▶ Task details
Look at the data below and print exactly the lines from its first line through the line with "import * as echarts from 'echarts';"; the pictures stay out of the copy.

▶ Material
— BEGIN —

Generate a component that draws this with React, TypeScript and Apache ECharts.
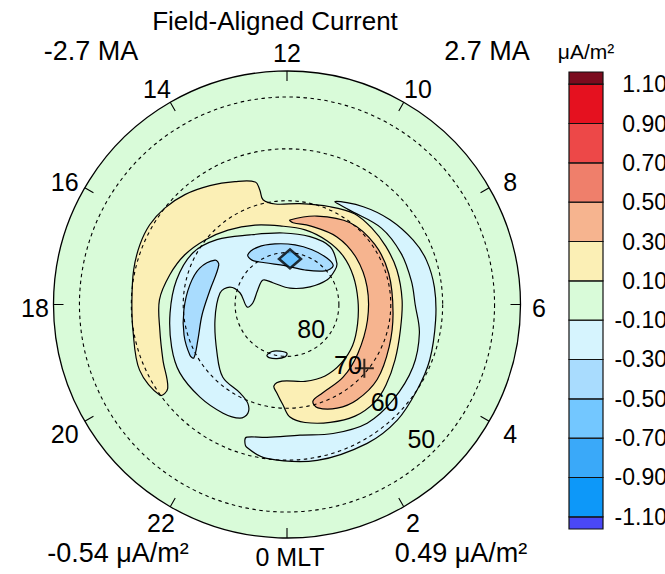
import { useEffect, useRef } from 'react';
import * as echarts from 'echarts';

const TITLE = 'Field-Aligned Current';
const mltTicks = [0, 2, 4, 6, 8, 10, 12, 14, 16, 18, 20, 22];
const latCircles = [80, 70, 60, 50];
const latRange = [45, 90];
const levels = [-1.1, -0.9, -0.7, -0.5, -0.3, -0.1, 0.1, 0.3, 0.5, 0.7, 0.9, 1.1];
const bandColors = ['#4a48f6', '#0d98f9', '#3aa9f9', '#73c7ff', '#a9dcfe', '#d6f4fe', '#d9fbd9', '#fbefb5', '#f6b48f', '#ef7f6b', '#ed4848', '#e5111f', '#7b0b1e'];
const cornerTopLeft = '-2.7 MA';
const cornerTopRight = '2.7 MA';
const cornerBottomLeft = '-0.54 μA/m²';
const cornerBottomRight = '0.49 μA/m²';
const unitLabel = 'μA/m²';

// contour regions, points are [MLT, latitude]
const yellowC = [
  [20.37, 59.9], [19.6, 58.9], [18.63, 59.9], [17.89, 60.1], [17.15, 59.7], [16.53, 59.4], [15.99, 59.4], [15.45, 60.0],
  [14.86, 61.1], [14.2, 62.7], [13.53, 64.3], [12.97, 65.6], [12.89, 67.3], [12.86, 69.3], [12.45, 70.5], [11.51, 70.4],
  [10.41, 69.4], [9.56, 68.2], [8.81, 68.0], [8.03, 67.9], [7.17, 67.8], [6.15, 67.8], [5.15, 67.6], [4.19, 66.6],
  [3.39, 65.4], [2.81, 64.7], [2.09, 64.8], [1.34, 65.8], [0.58, 67.0], [0.1, 68.3], [23.85, 70.6], [23.57, 72.8],
  [23.39, 74.1], [23.75, 75.2], [0.88, 74.8], [1.87, 74.4], [2.85, 74.6], [3.87, 75.1], [4.98, 75.9], [6.23, 76.3],
  [7.54, 76.1], [8.7, 75.7], [9.84, 75.5], [11.09, 75.2], [12.34, 74.8], [13.46, 73.5], [14.56, 71.7], [15.45, 69.9],
  [16.27, 68.1], [17.05, 66.7], [17.86, 65.4], [18.76, 65.0], [19.61, 63.8], [20.34, 61.9],
];
const orangeC = [
  [11.87, 73.7], [10.75, 72.0], [9.49, 70.1], [8.29, 69.5], [7.13, 69.5], [5.7, 69.5], [4.51, 68.7], [3.35, 67.4],
  [2.41, 67.2], [1.72, 67.8], [1.11, 69.2], [1.0, 70.7], [1.44, 71.6], [2.51, 72.3], [3.69, 73.4], [5.26, 74.2],
  [6.83, 74.2], [8.27, 73.9], [9.57, 73.8], [10.91, 74.2], [11.72, 74.2],
];
const blueRight = [
  [10.33, 68.1], [9.47, 66.1], [8.63, 64.3], [7.8, 62.7], [7.17, 61.8], [6.44, 61.4], [5.6, 61.2], [4.59, 60.5],
  [3.78, 60.0], [2.91, 59.2], [2.0, 59.1], [0.73, 59.4], [23.5, 60.1], [22.95, 61.4], [22.85, 62.6], [22.88, 63.3],
  [23.43, 64.1], [0.38, 64.7], [1.31, 63.6], [2.27, 62.4], [3.2, 62.5], [4.24, 62.9], [5.19, 63.9], [6.0, 65.3],
  [6.7, 65.6], [7.6, 65.9], [8.6, 66.6], [9.8, 68.2],
];
const blueC = [
  [8.65, 77.5], [9.55, 76.1], [10.75, 76.2], [12.21, 76.2], [13.87, 74.8], [15.15, 71.6], [16.09, 69.3], [17.16, 68.2],
  [18.28, 67.4], [19.35, 66.3], [20.17, 65.5], [21.12, 65.5], [21.97, 65.7], [22.5, 66.3], [22.68, 67.7], [22.56, 69.5],
  [22.13, 70.7], [21.24, 71.3], [20.31, 73.6], [18.81, 75.8], [17.35, 76.9], [16.87, 78.5], [17.08, 80.7], [18.24, 82.3],
  [17.83, 83.4], [16.23, 83.7], [14.96, 83.4], [14.2, 85.0], [11.31, 86.8], [8.49, 84.4], [8.1, 80.9], [8.38, 78.6],
];
const blueSmall = [
  [22.56, 79.5], [22.82, 80.5], [23.43, 80.9], [24.0, 80.6], [23.85, 79.9], [23.3, 79.4], [22.75, 79.2],
];
const midBlueLeft = [
  [15.89, 73.7], [16.48, 71.8], [17.24, 70.9], [18.2, 70.1], [19.1, 69.3], [19.83, 68.9], [19.99, 69.3], [19.45, 71.5],
  [18.47, 73.5], [17.29, 74.9], [15.99, 74.8],
];
const midBlueTop = [
  [14.55, 77.8], [13.79, 77.6], [12.75, 78.1], [11.49, 78.4], [10.36, 78.4], [9.29, 78.2], [8.66, 78.4], [8.76, 80.2],
  [10.16, 82.5], [12.2, 82.5], [13.86, 80.9], [14.55, 79.1],
];
const minMarker = [81.2, 11.75]; // [lat, MLT]
const maxMarker = [70.7, 3.37];

const regionList = [
  { pts: yellowC, band: 7 },
  { pts: orangeC, band: 8 },
  { pts: blueRight, band: 5 },
  { pts: blueC, band: 5 },
  { pts: blueSmall, band: 5 },
  { pts: midBlueLeft, band: 4 },
  { pts: midBlueTop, band: 4 },
];

const FONT = '"Liberation Sans", Arial, Helvetica, sans-serif';

export default function App() {
  const ref = useRef<HTMLDivElement>(null);
  useEffect(() => {
    document.body.style.margin = '0';
    if (!ref.current) return;
    const chart = echarts.init(ref.current, undefined, { renderer: 'svg' });
    const ext = 0.062;

    const radial = (api: any, lat: number, mlt: number, factor = 1) => {
      const c = api.coord([latRange[1], 0]);
      const e = api.coord([lat, mlt]);
      return [c[0] + (e[0] - c[0]) * factor, c[1] + (e[1] - c[1]) * factor];
    };
    const txt = (x: number, y: number, text: string, size: number, align = 'center') => ({
      type: 'text', x, y,
      style: { text, fontSize: size, fontFamily: FONT, fill: '#000', align, verticalAlign: 'middle' },
    });

    const option: any = {
      animation: false,
      textStyle: { fontFamily: FONT },
      polar: { center: [287, 304.5], radius: 233.5 },
      angleAxis: {
        type: 'value', min: 0, max: 24, interval: 2, startAngle: 270, clockwise: false, z: 20,
        axisLine: { lineStyle: { color: '#000', width: 1.3 } },
        axisTick: { inside: true, length: 10, lineStyle: { color: '#000', width: 1.1 } },
        axisLabel: { show: false },
        splitLine: { show: false },
      },
      radiusAxis: {
        type: 'value', min: latRange[0], max: latRange[1], inverse: true,
        axisLine: { show: false }, axisTick: { show: false }, axisLabel: { show: false }, splitLine: { show: false },
      },
      grid: { left: 569, top: 72, width: 34, height: 457 },
      xAxis: { type: 'value', min: 0, max: 1, show: false },
      yAxis: { type: 'value', min: levels[0] - ext, max: levels[levels.length - 1] + ext, show: false },
      graphic: [
        txt(275, 21, TITLE, 26),
        txt(91, 51, cornerTopLeft, 27),
        txt(487, 51, cornerTopRight, 27),
        txt(118, 553, cornerBottomLeft, 27),
        txt(461, 553, cornerBottomRight, 27),
        txt(586, 51, unitLabel, 21),
      ],
      series: [
        {
          type: 'custom', coordinateSystem: 'polar', z: 1, silent: true,
          data: [[latRange[0], 0]],
          renderItem: (params: any, api: any) => {
            const c = api.coord([latRange[1], 0]);
            const e = api.coord([latRange[0], 0]);
            const r = Math.hypot(e[0] - c[0], e[1] - c[1]);
            return { type: 'circle', shape: { cx: c[0], cy: c[1], r }, style: { fill: bandColors[6] } };
          },
        },
        {
          type: 'custom', coordinateSystem: 'polar', z: 2, silent: true,
          data: regionList.map((r) => [r.pts[0][1], r.pts[0][0]]),
          renderItem: (params: any, api: any) => {
            const reg = regionList[params.dataIndex];
            const points = reg.pts.map(([m, lat]) => api.coord([lat, m]));
            return {
              type: 'polygon',
              shape: { points, smooth: 0.35 },
              style: { fill: bandColors[reg.band], stroke: '#000', lineWidth: 1.2 },
            };
          },
        },
        {
          type: 'custom', coordinateSystem: 'polar', z: 3, silent: true,
          data: latCircles.map((l) => [l, 3]),
          renderItem: (params: any, api: any) => {
            const lat = latCircles[params.dataIndex];
            const c = api.coord([latRange[1], 0]);
            const e = api.coord([lat, 0]);
            const r = Math.hypot(e[0] - c[0], e[1] - c[1]);
            const lp = api.coord([lat + 3.4, 3]);
            return {
              type: 'group',
              children: [
                { type: 'circle', shape: { cx: c[0], cy: c[1], r }, style: { fill: 'none', stroke: '#000', lineWidth: 1.1, lineDash: [3.5, 3.5] } },
                txt(lp[0], lp[1], String(lat), 25),
              ],
            };
          },
        },
        {
          type: 'custom', coordinateSystem: 'polar', z: 3, silent: true,
          data: mltTicks.map((m) => [latRange[0], m]),
          renderItem: (params: any, api: any) => {
            const m = mltTicks[params.dataIndex];
            const p = radial(api, latRange[0], m, 252 / 233.5);
            const dx = m === 0 ? 3 : m === 14 || m === 16 || m === 20 ? -4 : m === 10 || m === 8 || m === 4 ? 5 : 0;
            const dy = m === 0 || m === 12 || m === 22 || m === 2 ? 0 : 3;
            return txt(p[0] + dx, p[1] + dy, m === 0 ? '0 MLT' : String(m), 25);
          },
        },
        {
          type: 'scatter', coordinateSystem: 'polar', z: 5, silent: true,
          data: [minMarker], symbol: 'diamond', symbolSize: [22, 19],
          itemStyle: { color: '#5ebfff', borderColor: '#000', borderWidth: 2.5 },
        },
        {
          type: 'scatter', coordinateSystem: 'polar', z: 5, silent: true,
          data: [maxMarker], symbol: 'path://M10,0L10,20M0,10L20,10', symbolSize: [19, 19],
          itemStyle: { color: 'none', borderColor: '#000', borderWidth: 2 },
        },
        {
          type: 'custom', coordinateSystem: 'cartesian2d', z: 2, silent: true,
          data: bandColors.map((_, i) => [0.5, i]),
          renderItem: (params: any, api: any) => {
            const i = params.dataIndex;
            const lo = i === 0 ? levels[0] - ext : levels[i - 1];
            const hi = i === bandColors.length - 1 ? levels[levels.length - 1] + ext : levels[i];
            const p1 = api.coord([0, hi]);
            const p2 = api.coord([1, lo]);
            return {
              type: 'rect',
              shape: { x: p1[0], y: p1[1], width: p2[0] - p1[0], height: p2[1] - p1[1] },
              style: { fill: bandColors[i], stroke: '#111', lineWidth: 1.2 },
            };
          },
        },
        {
          type: 'custom', coordinateSystem: 'cartesian2d', z: 3, silent: true,
          data: levels.map((v) => [1, v]),
          renderItem: (params: any, api: any) => {
            const v = levels[params.dataIndex];
            const p = api.coord([1, v]);
            return txt(p[0] + 64, p[1], v.toFixed(2), 23, 'right');
          },
        },
      ],
    };
    chart.setOption(option);
    return () => chart.dispose();
  }, []);
  return <div ref={ref} style={{ width: 665, height: 574 }} />;
}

— END —

▶ Response to the exercise
Generate a component that draws this with React, TypeScript and Apache ECharts.
import { useEffect, useRef } from 'react';
import * as echarts from 'echarts';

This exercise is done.